As it turned out, the opening statement was the culmination of the case, triggering a round of hard, no-flinch bargaining that produced a record $1.7 million settlement. Satisfaction at last for the long suffering Emerson Ray and the memory of his departed wife.

Of course all of the joy that the Ray case generated over the course of the episode, was offset by the conclusion of the Ronald Martin case and its bloody aftermath. The judge refused the Prosecution's motion to re-open the case and accept the testimony of the witness Bobby's office found. The jury never got to hear that Martin had tried to kill another woman and then paid her $300,000 to disappear. Without that testimony, the jury deliberated and reached a not-guilty verdict on all counts, resulting in the full release of Ronald Martin.

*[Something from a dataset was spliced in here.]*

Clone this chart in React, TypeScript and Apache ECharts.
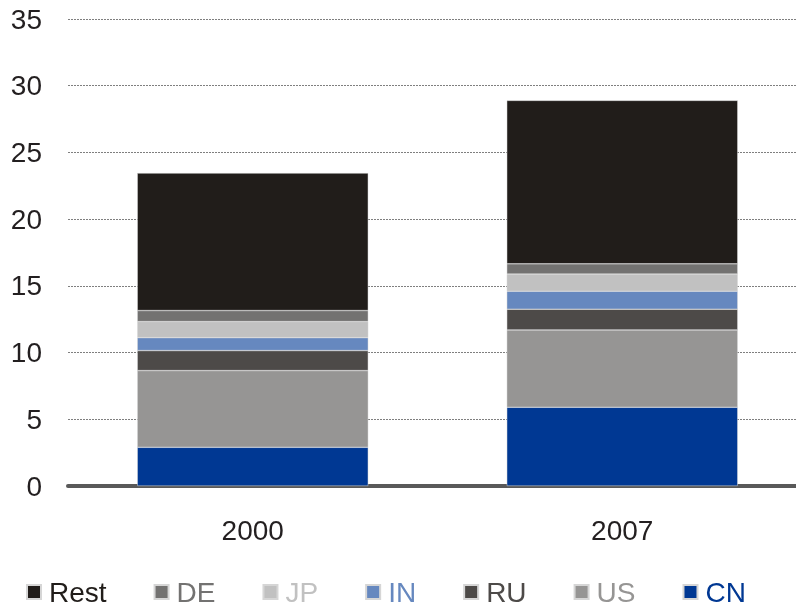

Ronald Martin's freedom was short-lived. Victim Donna Braun's father, Dr. Gerald Braun stalked Martin and shot him dead, thus beginning the next round: Commonwealth vs. Dr. Gerald Braun, with Bobby Donnell as counsel for Dr. Braun. And when Rabbi Winter admitted on a television talk show that he had, in effect, counseled the killing by approving the proposition of revenge, he was arrested and charged with being an accessory to murder. One more new case for "The Practice."